Let's say I have the following Excel file to be read:
What I want is a simple solution (preferrably one-line) that can read the excel so that the dates are converted to str (or at least int), and the blank values are to nan or nat or whatever can be detected by pd.isnull.
If I use df = pd.read_excel(file_path), what I get is
df
Out[8]:
001002.XY 600123.AB 123456.YZ 555555.GO
ipo_date 20100203.0 20150605 NaN 20090501.0
delist_date NaN 20170801 NaN NaN
So pandas recognised blank cells as NaN, which is fine, but the pet peeve is that all the other values are forced to float64, even if they are intended to be just str or ints. (edit: it seems that if a column, e.g. the column [1], has no nans, then the other values won't be forced to float. However, in my case most columns have delist_date blank, since most stocks have an ipo date but are not delisted yet.)
For what I know though, I tried the dtype=str keyword arg, and it gives me
df
Out[10]:
001002.XY 600123.AB 123456.YZ 555555.GO
ipo_date 20100203 20150605 nan 20090501
delist_date nan 20170801 nan nan
Looks good?
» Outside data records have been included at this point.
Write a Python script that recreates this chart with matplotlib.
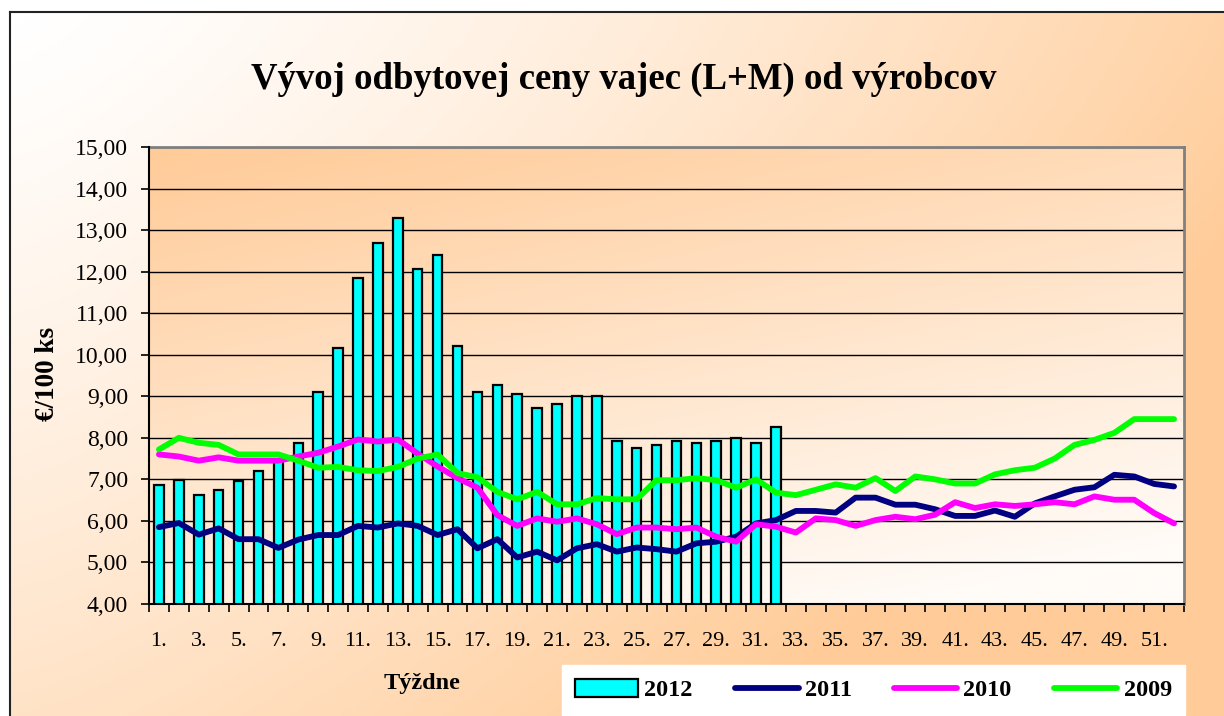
import numpy as np
import matplotlib
matplotlib.use("Agg")
import matplotlib.pyplot as plt
from matplotlib.colors import LinearSegmentedColormap
from matplotlib.ticker import FuncFormatter, FixedLocator

# ---------------- data ----------------
weeks = list(range(1, 53))
tick_labels = [f"{w}." for w in weeks]

y2012 = [6.87, 6.98, 6.62, 6.75, 6.97, 7.20, 7.45, 7.88, 9.10, 10.15,
         11.84, 12.68, 13.30, 12.06, 12.40, 10.20, 9.10, 9.27, 9.05, 8.72,
         8.82, 9.00, 9.00, 7.93, 7.76, 7.82, 7.93, 7.88, 7.93, 7.99,
         7.88, 8.27]

y2011 = [5.85, 5.95, 5.67, 5.82, 5.56, 5.56, 5.35, 5.55, 5.66, 5.66,
         5.88, 5.84, 5.94, 5.88, 5.66, 5.80, 5.34, 5.56, 5.12, 5.26,
         5.05, 5.34, 5.44, 5.26, 5.36, 5.32, 5.26, 5.46, 5.50, 5.62,
         5.94, 6.02, 6.24, 6.24, 6.20, 6.56, 6.56, 6.39, 6.39, 6.28,
         6.12, 6.12, 6.25, 6.10, 6.42, 6.59, 6.75, 6.81, 7.11, 7.07,
         6.89, 6.83]

y2010 = [7.60, 7.55, 7.45, 7.53, 7.45, 7.45, 7.45, 7.55, 7.64, 7.79,
         7.96, 7.91, 7.96, 7.62, 7.31, 7.03, 6.80, 6.14, 5.88, 6.06,
         5.98, 6.06, 5.92, 5.68, 5.84, 5.84, 5.80, 5.84, 5.62, 5.50,
         5.92, 5.86, 5.72, 6.06, 6.02, 5.88, 6.02, 6.10, 6.04, 6.15,
         6.45, 6.31, 6.40, 6.36, 6.40, 6.45, 6.40, 6.59, 6.51, 6.51,
         6.19, 5.94]

y2009 = [7.72, 8.00, 7.88, 7.83, 7.60, 7.60, 7.60, 7.45, 7.28, 7.30,
         7.22, 7.20, 7.30, 7.50, 7.60, 7.15, 7.05, 6.70, 6.52, 6.70,
         6.40, 6.40, 6.55, 6.52, 6.52, 6.98, 6.98, 7.03, 6.98, 6.80,
         7.00, 6.68, 6.62, 6.75, 6.88, 6.80, 7.03, 6.72, 7.07, 7.00,
         6.90, 6.90, 7.12, 7.22, 7.28, 7.50, 7.83, 7.95, 8.12, 8.45,
         8.45, 8.45]

series_names = ["2012", "2011", "2010", "2009"]
title = "Vývoj odbytovej ceny vajec (L+M) od výrobcov"
ylabel = "€/100 ks"
xlabel = "Týždne"

# ---------------- styling ----------------
SERIF = ["Liberation Serif", "DejaVu Serif"]
plt.rcParams["font.family"] = SERIF

W, H = 1224, 716
fig = plt.figure(figsize=(W / 100, H / 100), dpi=100)
fig.patch.set_facecolor("white")

# chart-area background gradient (white at top-left -> orange)
bg = fig.add_axes([10 / W, 0, 1 - 10 / W, (H - 12) / H], zorder=-10)
nx, ny = 300, 200
gx = np.linspace(0, 1, nx)
gy = np.linspace(0, 1, ny)  # 0 = top
GX, GY = np.meshgrid(gx, gy)
t = np.clip(0.85 * GX ** 1.3 + 0.55 * GY ** 1.2, 0, 1)
cmap_bg = LinearSegmentedColormap.from_list("bg", ["#FFFFFF", "#FFCC99"])
bg.imshow(t, cmap=cmap_bg, aspect="auto", extent=[0, 1, 1, 0], vmin=0, vmax=1)
bg.set_xlim(0, 1)
bg.set_ylim(1, 0)
bg.set_xticks([])
bg.set_yticks([])
for s in ["right", "bottom"]:
    bg.spines[s].set_visible(False)
for s in ["top", "left"]:
    bg.spines[s].set_color("#222222")
    bg.spines[s].set_linewidth(1.5)

# main axes
left, right, top, bottom = 149, 1184, 147, 604
ax = fig.add_axes([left / W, 1 - bottom / H, (right - left) / W, (bottom - top) / H])

# plot-area gradient (orange top-left -> near white bottom-right)
px = np.linspace(0, 1, 300)
py = np.linspace(0, 1, 200)  # 0 = top
PX, PY = np.meshgrid(px, py)
tp = np.clip(0.75 * PY + 0.35 * PX, 0, 1)
cmap_pa = LinearSegmentedColormap.from_list("pa", ["#FFCB98", "#FFFBF7"])
ax.imshow(tp, cmap=cmap_pa, aspect="auto", extent=[0, 1, 0, 1],
          transform=ax.transAxes, zorder=0, vmin=0, vmax=1)

x_all = np.arange(len(weeks))
x12 = np.arange(len(y2012))

ax.yaxis.grid(True, color="black", linewidth=1.0, zorder=1)
ax.set_axisbelow(True)

h12 = ax.bar(x12, y2012, width=0.48, color="#00FFFF", edgecolor="black",
             linewidth=1.6, zorder=2, label=series_names[0])
h11, = ax.plot(x_all, y2011, color="#000080", linewidth=4.2, solid_capstyle="round",
               solid_joinstyle="round", zorder=3, label=series_names[1])
h10, = ax.plot(x_all, y2010, color="#FF00FF", linewidth=4.2, solid_capstyle="round",
               solid_joinstyle="round", zorder=3, label=series_names[2])
h09, = ax.plot(x_all, y2009, color="#00FF00", linewidth=4.2, solid_capstyle="round",
               solid_joinstyle="round", zorder=3, label=series_names[3])

ax.set_xlim(-0.5, len(weeks) - 0.5)
ax.set_ylim(4, 15)
ax.set_yticks(np.arange(4, 16, 1))
ax.yaxis.set_major_formatter(FuncFormatter(lambda v, p: f"{v:.2f}".replace(".", ",")))

ax.xaxis.set_major_locator(FixedLocator(x_all[::2]))
ax.set_xticklabels(tick_labels[::2])
ax.xaxis.set_minor_locator(FixedLocator(np.arange(-0.5, len(weeks), 1.0)))
ax.tick_params(axis="x", which="major", length=0, pad=20, labelsize=16)
ax.tick_params(axis="x", which="minor", length=6, width=1.2, direction="out", color="black")
ax.tick_params(axis="y", which="major", length=6, width=1.2, pad=9, labelsize=17)

for s in ["left", "bottom"]:
    ax.spines[s].set_color("black")
    ax.spines[s].set_linewidth(1.5)
for s in ["top", "right"]:
    ax.spines[s].set_color("#808080")
    ax.spines[s].set_linewidth(2.0)
ax.spines["left"].set_zorder(4)
ax.spines["bottom"].set_zorder(4)

fig.text(624 / W, 1 - 79 / H, title, ha="center", va="center",
         fontsize=26.5, fontweight="bold")
fig.text(48 / W, 1 - 374 / H, ylabel, ha="center", va="center", rotation=90,
         fontsize=19.5, fontweight="bold")
fig.text(422 / W, 1 - 683 / H, xlabel, ha="center", va="center",
         fontsize=17.5, fontweight="bold")

leg = fig.legend([h12, h11, h10, h09], series_names, loc="center", ncol=4,
                 bbox_to_anchor=(873.5 / W, 1 - 690 / H),
                 prop={"weight": "bold", "size": 17.5},
                 frameon=True, fancybox=False, handlelength=2.6,
                 handleheight=0.75, handletextpad=0.25, columnspacing=1.75,
                 borderpad=0.55)
leg.get_frame().set_facecolor("white")
leg.get_frame().set_edgecolor("white")
leg.get_frame().set_alpha(1.0)

fig.savefig("out.png", dpi=100)
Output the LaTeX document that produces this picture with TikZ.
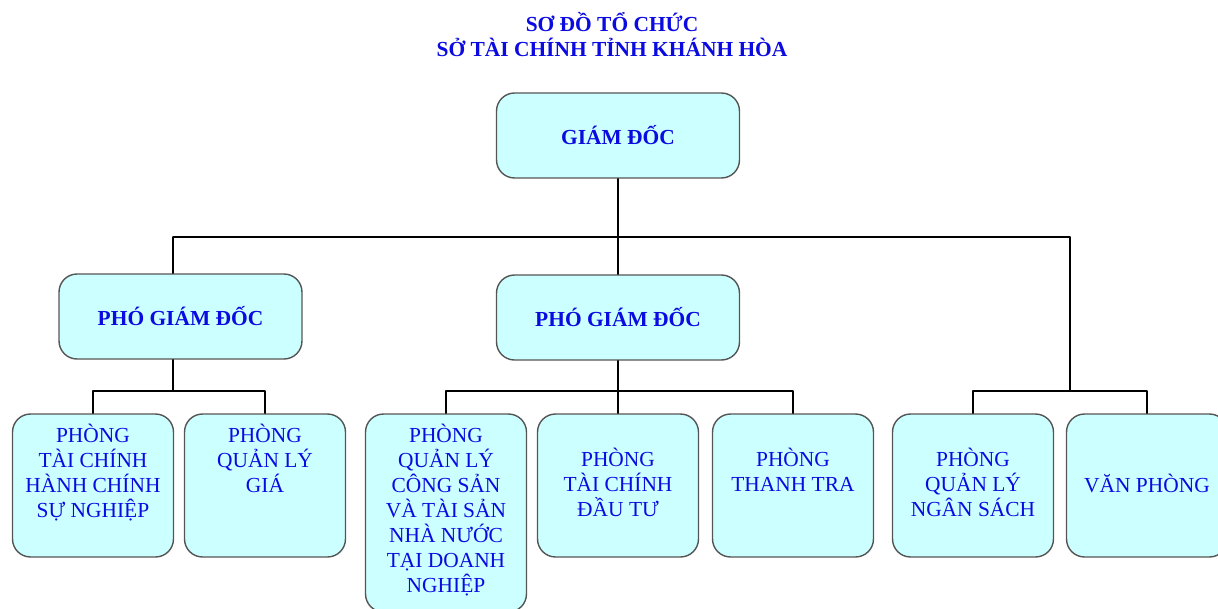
\documentclass[tikz,border=0pt]{standalone}
\usepackage{fontspec}
\setmainfont{Liberation Serif}
\usepackage{tikz}
\usetikzlibrary{arrows}
\definecolor{orgblue}{RGB}{10,10,225}
\definecolor{boxfill}{RGB}{204,255,255}
\definecolor{boxline}{RGB}{85,85,85}

\begin{document}
\begin{tikzpicture}[line cap=round,line join=round,x=0.02cm,y=-0.02cm,
    orgtitle/.style={align=center,inner sep=0pt,text=orgblue,font=\fontsize{12.2}{14.2}\selectfont\bfseries},
    chief/.style={draw=boxline,fill=boxfill,line width=0.8pt,rounded corners=0.36cm,minimum width=4.86cm,minimum height=1.7cm,text=orgblue,font=\fontsize{12.2}{14.2}\selectfont\bfseries},
    dept/.style={draw=boxline,fill=boxfill,line width=0.8pt,rounded corners=0.36cm,minimum width=3.22cm,minimum height=2.86cm},
    depttext/.style={anchor=north,align=center,inner sep=0pt,text=orgblue,font=\fontsize{12.2}{14.2}\selectfont},
    link/.style={draw=black,line width=0.6pt}]
    \useasboundingbox (0,0) rectangle (1218,609);
    \clip (0,0) rectangle (1218,609);
    % title
    \node[orgtitle] (title) at (612,35) {SƠ ĐỒ TỔ CHỨC\\SỞ TÀI CHÍNH TỈNH KHÁNH HÒA};
    % joints of the lines
    \coordinate (busL) at (173,237);
    \coordinate (busR) at (1070,237);
    \coordinate (hubA) at (173,391);
    \coordinate (hubB) at (618,391);
    \coordinate (hubC) at (1070,391);
    % leaders
    \node[chief] (gd) at (618,135.5) {GIÁM ĐỐC};
    \node[chief] (pgdA) at (180.5,316.5) {PHÓ GIÁM ĐỐC};
    \node[chief] (pgdB) at (618,317.5) {PHÓ GIÁM ĐỐC};
    % departments
    \node[dept] (tchc) at (93,485.5) {};
    \node[dept] (qlg) at (265,485.5) {};
    \node[dept,minimum height=3.96cm] (qlcs) at (446,513) {};
    \node[dept] (tcdt) at (618,485.5) {};
    \node[dept] (ttra) at (793,485.5) {};
    \node[dept] (qlns) at (973,485.5) {};
    \node[dept] (vp) at (1147,485.5) {};
    \node[depttext] (tchcT) at (93,424) {PHÒNG\\TÀI CHÍNH\\HÀNH CHÍNH\\SỰ NGHIỆP};
    \node[depttext] (qlgT) at (265,424) {PHÒNG\\QUẢN LÝ\\GIÁ};
    \node[depttext] (qlcsT) at (446,424) {PHÒNG\\QUẢN LÝ\\CÔNG SẢN\\VÀ TÀI SẢN\\NHÀ NƯỚC\\TẠI DOANH\\NGHIỆP};
    \node[depttext] (tcdtT) at (618,448) {PHÒNG\\TÀI CHÍNH\\ĐẦU TƯ};
    \node[depttext] (ttraT) at (793,448) {PHÒNG\\THANH TRA};
    \node[depttext] (qlnsT) at (973,448) {PHÒNG\\QUẢN LÝ\\NGÂN SÁCH};
    \node[depttext] (vpT) at (1147,474) {VĂN PHÒNG};
    % lines
    \draw[link] (gd.south) -- (pgdB.north);
    \draw[link] (busL) -- (busR);
    \draw[link] (busL) -- (busL |- pgdA.north);
    \draw[link] (busR) -- (hubC);
    \draw[link] (hubA |- pgdA.south) -- (hubA);
    \draw[link] (pgdB.south) -- (hubB);
    \draw[link] (tchc.north) |- (qlg.north |- hubA) -- (qlg.north);
    \draw[link] (qlcs.north) |- (ttra.north |- hubB) -- (ttra.north);
    \draw[link] (hubB) -- (tcdt.north);
    \draw[link] (qlns.north) |- (vp.north |- hubC) -- (vp.north);
\end{tikzpicture}
\end{document}
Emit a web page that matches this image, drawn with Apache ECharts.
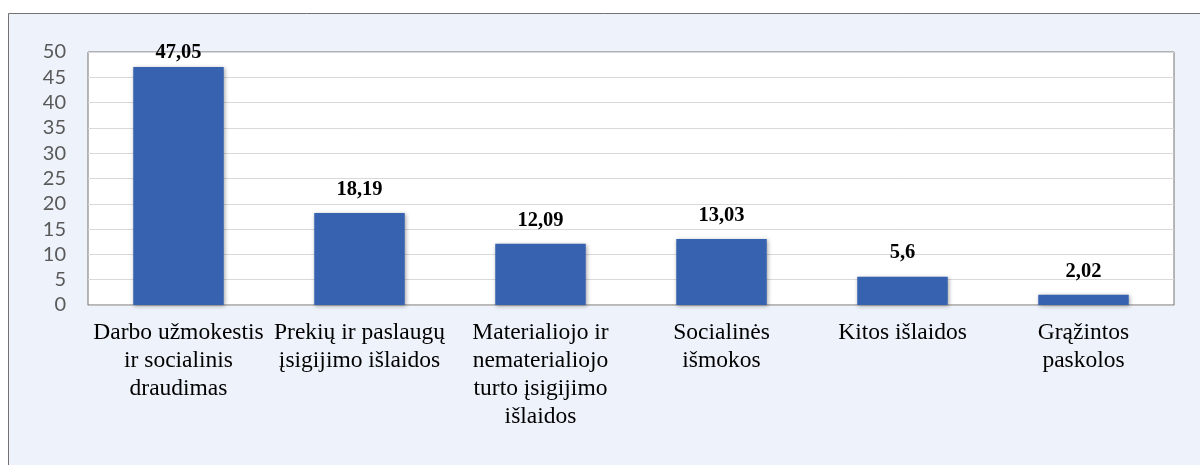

True, the dates are now str, but one thing ridiculous is that the nans now become literal strings! E.g.
df.iloc[1, 0]
Out[12]:
'nan'
which would make me have to add something weird like df.replace later on.
I didn't try the converters because it would require specifying datatype column by column, and the actual excel file I'm working with is a very long spreadsheet (3k columns approx). I don't want to transpose the spreadsheet in excel itself either.
Could anybody help? Thanks in advance.